Здание что-то отдаленно напоминает, но «что-то» и «отдаленно». Кажется, постройка слегка покосилась, что бывает с деревянными домами и сараями, стоящими в России у воды. Отдаленно она напоминает модернистское сооружение из стоек и балок с открытыми террасами, галереями, лестницами. Отдаленно напоминает окруженный колоннами греческий храм. И так далее. Всё – воспоминания, прообразы которых читаются неясно. Балки и сваи, из которых все это создано, трачены временем, у них такой вид, будто их уже где-то использовали, выкинули, и они приплыли по воде.

Человек сидит на берегу реки, к берегу прибивает разные вещи. Все они когда-то чем-то были – храмом, домом, – а теперь это уже ничто, просто кусок вещества, но вещество помнит, чем было.

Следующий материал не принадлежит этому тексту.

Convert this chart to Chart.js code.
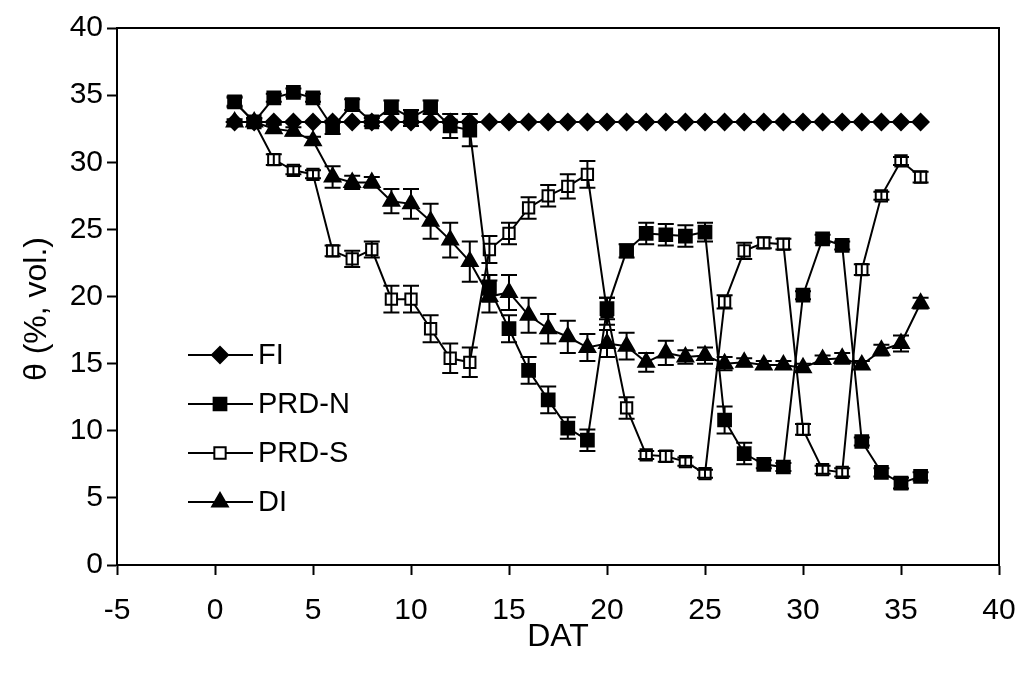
<!DOCTYPE html>
<html>
<head>
<meta charset="utf-8">
<script src="https://cdn.jsdelivr.net/npm/chart.js@4.4.0/dist/chart.umd.min.js"></script>
<style>
  html, body { margin: 0; padding: 0; background: #fff; }
  #wrap { width: 1019px; height: 674px; }
</style>
</head>
<body>
<div id="wrap"><canvas id="chart"></canvas></div>
<script>
// days after transplanting
const days = [1, 2, 3, 4, 5, 6, 7, 8, 9, 10, 11, 12, 13, 14, 15, 16, 17, 18,
  19, 20, 21, 22, 23, 24, 25, 26, 27, 28, 29, 30, 31, 32, 33, 34, 35, 36];

// soil water content, % vol.
const fi = [33.0, 33.0, 33.0, 33.0, 33.0, 33.0, 33.0, 33.0, 33.0, 33.0, 33.0, 33.0,
  33.0, 33.0, 33.0, 33.0, 33.0, 33.0, 33.0, 33.0, 33.0, 33.0, 33.0, 33.0,
  33.0, 33.0, 33.0, 33.0, 33.0, 33.0, 33.0, 33.0, 33.0, 33.0, 33.0, 33.0];
const prdN = [34.5, 33.0, 34.8, 35.2, 34.8, 32.6, 34.3, 33.0, 34.1, 33.3, 34.1, 32.7,
  32.4, 20.6, 17.6, 14.5, 12.3, 10.2, 9.3, 19.1, 23.4, 24.7, 24.6, 24.5,
  24.8, 10.8, 8.3, 7.5, 7.3, 20.1, 24.3, 23.8, 9.2, 6.9, 6.1, 6.6];
const prdS = [34.5, 33.0, 30.2, 29.4, 29.1, 23.4, 22.8, 23.5, 19.8, 19.8, 17.6, 15.4,
  15.1, 23.5, 24.7, 26.6, 27.5, 28.2, 29.1, 18.9, 11.7, 8.2, 8.1, 7.7,
  6.8, 19.6, 23.4, 24.0, 23.9, 10.1, 7.1, 6.9, 22.0, 27.5, 30.1, 28.9];
const di = [33.0, 33.0, 32.5, 32.3, 31.6, 28.9, 28.5, 28.5, 27.1, 26.9, 25.6, 24.2,
  22.6, 20.0, 20.3, 18.6, 17.6, 17.0, 16.2, 16.5, 16.3, 15.1, 15.8, 15.5,
  15.6, 15.0, 15.1, 14.9, 14.9, 14.7, 15.3, 15.4, 14.9, 16.0, 16.5, 19.5];

// error bar half lengths
const prdNErr = [0.4, 0.3, 0.3, 0.3, 0.3, 0.5, 0.4, 0.3, 0.5, 0.6, 0.5, 0.9,
  1.2, 1.0, 1.0, 1.0, 1.0, 0.8, 0.8, 0.8, 0.5, 0.8, 0.8, 0.8,
  0.7, 1.0, 0.8, 0.3, 0.3, 0.3, 0.3, 0.3, 0.3, 0.3, 0.4, 0.3];
const prdSErr = [0.3, 0.3, 0.4, 0.3, 0.3, 0.4, 0.6, 0.6, 1.0, 1.0, 1.0, 1.1,
  1.1, 1.0, 0.8, 0.8, 0.8, 0.9, 1.0, 1.0, 0.8, 0.3, 0.4, 0.3,
  0.3, 0.5, 0.6, 0.4, 0.4, 0.4, 0.3, 0.3, 0.4, 0.3, 0.3, 0.4];
const diErr = [0.2, 0.2, 0.3, 0.3, 0.3, 0.8, 0.5, 0.4, 0.9, 1.1, 1.3, 1.3,
  1.5, 1.2, 1.3, 1.3, 1.1, 1.2, 1.0, 1.0, 1.0, 0.7, 0.9, 0.5,
  0.6, 0.5, 0.3, 0.3, 0.3, 0.3, 0.3, 0.4, 0.3, 0.4, 0.6, 0.4];

const xTicks = [-5, 0, 5, 10, 15, 20, 25, 30, 35, 40];
const yTicks = [0, 5, 10, 15, 20, 25, 30, 35, 40];
const yTitle = "θ (%, vol.)";

const FONT = "'Liberation Sans', Arial, sans-serif";

function toPoints(ys) {
  return ys.map((y, i) => ({ x: days[i], y: y }));
}

// error bars drawn through the scales
const errorBars = {
  id: "errorBars",
  afterDatasetsDraw(chart) {
    const ctx = chart.ctx;
    const xs = chart.scales.x;
    const ys = chart.scales.y;
    ctx.save();
    ctx.strokeStyle = "#000";
    ctx.lineWidth = 2;
    chart.data.datasets.forEach((ds) => {
      if (!ds.errors) return;
      ds.data.forEach((p, i) => {
        const e = ds.errors[i];
        if (!e) return;
        const px = xs.getPixelForValue(p.x);
        const top = ys.getPixelForValue(p.y + e);
        const bot = ys.getPixelForValue(p.y - e);
        ctx.beginPath();
        ctx.moveTo(px, top);
        ctx.lineTo(px, bot);
        ctx.moveTo(px - 8, top);
        ctx.lineTo(px + 8, top);
        ctx.moveTo(px - 8, bot);
        ctx.lineTo(px + 8, bot);
        ctx.stroke();
      });
    });
    ctx.restore();
  },
};

// top and right frame lines
const frame = {
  id: "frame",
  beforeDatasetsDraw(chart) {
    const { ctx, chartArea: a } = chart;
    ctx.save();
    ctx.strokeStyle = "#000";
    ctx.lineWidth = 2;
    ctx.beginPath();
    ctx.moveTo(a.left, a.top);
    ctx.lineTo(a.right, a.top);
    ctx.lineTo(a.right, a.bottom);
    ctx.stroke();
    ctx.restore();
  },
};

function drawMarker(ctx, style, x, y, r, fill) {
  ctx.beginPath();
  if (style === "rectRot") {
    ctx.moveTo(x - r, y);
    ctx.lineTo(x, y - r);
    ctx.lineTo(x + r, y);
    ctx.lineTo(x, y + r);
  } else if (style === "triangle") {
    ctx.moveTo(x, y - r);
    ctx.lineTo(x + r * 0.866, y + r * 0.5);
    ctx.lineTo(x - r * 0.866, y + r * 0.5);
  } else {
    const s = r * Math.SQRT1_2;
    ctx.rect(x - s, y - s, 2 * s, 2 * s);
  }
  ctx.closePath();
  ctx.fillStyle = fill;
  ctx.fill();
  ctx.stroke();
}

// legend inside the plot, line through marker; plus the y title
const insideLegend = {
  id: "insideLegend",
  afterDraw(chart) {
    const ctx = chart.ctx;
    ctx.save();
    ctx.strokeStyle = "#000";
    ctx.lineWidth = 2;
    ctx.font = "29px " + FONT;
    ctx.textBaseline = "middle";
    chart.data.datasets.forEach((ds, i) => {
      const y = 355 + i * 49;
      ctx.beginPath();
      ctx.moveTo(188, y);
      ctx.lineTo(253, y);
      ctx.stroke();
      drawMarker(ctx, ds.pointStyle, 220, y, ds.pointRadius, ds.pointBackgroundColor);
      ctx.fillStyle = "#000";
      ctx.fillText(ds.label, 258, y + 1);
    });
    // y axis title
    ctx.translate(37, 309);
    ctx.rotate(-Math.PI / 2);
    ctx.textAlign = "center";
    ctx.font = "32px " + FONT;
    ctx.fillText(yTitle, 0, 0);
    ctx.restore();
  },
};

const datasets = [
  {
    label: "FI", data: toPoints(fi), pointStyle: "rectRot", pointRadius: 8,
    pointBackgroundColor: "#000",
  },
  {
    label: "PRD-N", data: toPoints(prdN), errors: prdNErr, pointStyle: "rect",
    pointRadius: 9, pointBackgroundColor: "#000",
  },
  {
    label: "PRD-S", data: toPoints(prdS), errors: prdSErr, pointStyle: "rect",
    pointRadius: 8, pointBackgroundColor: "#fff",
  },
  {
    label: "DI", data: toPoints(di), errors: diErr, pointStyle: "triangle",
    pointRadius: 9, pointBackgroundColor: "#000",
  },
].map((d) => Object.assign({
  borderColor: "#000",
  borderWidth: 2,
  pointBorderColor: "#000",
  pointBorderWidth: 2,
  pointHoverRadius: d.pointRadius,
  tension: 0,
  fill: false,
}, d));

new Chart(document.getElementById("chart"), {
  type: "line",
  data: { datasets: datasets },
  plugins: [frame, errorBars, insideLegend],
  options: {
    responsive: true,
    maintainAspectRatio: false,
    animation: false,
    events: [],
    layout: { padding: { top: 28, right: 20, left: 0, bottom: 0 } },
    plugins: { legend: { display: false }, tooltip: { enabled: false } },
    scales: {
      x: {
        type: "linear",
        min: -5,
        max: 40,
        afterBuildTicks: (s) => { s.ticks = xTicks.map((v) => ({ value: v })); },
        afterFit: (s) => { s.height = 109; s.paddingLeft = 0; s.paddingRight = 0; },
        border: { display: true, color: "#000", width: 2 },
        grid: { drawOnChartArea: false, drawTicks: true, tickLength: 10, tickColor: "#000", tickWidth: 2 },
        ticks: { color: "#000", padding: 18, font: { family: FONT, size: 30 }, maxRotation: 0 },
        title: { display: true, text: "DAT", color: "#000", font: { family: FONT, size: 32 }, padding: { top: 0, bottom: 18 } },
      },
      y: {
        min: 0,
        max: 40,
        afterBuildTicks: (s) => { s.ticks = yTicks.map((v) => ({ value: v })); },
        afterFit: (s) => { s.width = 117; s.paddingTop = 0; s.paddingBottom = 0; },
        border: { display: true, color: "#000", width: 2 },
        grid: { drawOnChartArea: false, drawTicks: true, tickLength: 10, tickColor: "#000", tickWidth: 2 },
        ticks: { color: "#000", padding: 4, font: { family: FONT, size: 30 } },
        title: { display: false },
      },
    },
  },
});
</script>
</body>
</html>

Искусство Бродского можно назвать посткатастрофическим или даже искусством причалившего Ковчега. Был некогда мир – мир родителей, советский, досоветский, мир искусства итальянского Ренессанса – и его больше нет. Мир нашего детства, исчезнувшего Замоскворечья, Москвы, страны. А мы почему-то спаслись, и теперь прибой выбрасывает к берегу останки. Специфика положения причалившего в том, что вещи вокруг меняют свое значение – они помнят ушедшее. То, что была катастрофа, открыл не Бродский – это опыт каждого человека, прожившего в России последние двадцать лет. Но Бродский открыл особую интонацию этого состояния. В собирании останков былой катастрофы возможно найти гармонию и свет. За что мы его и любим.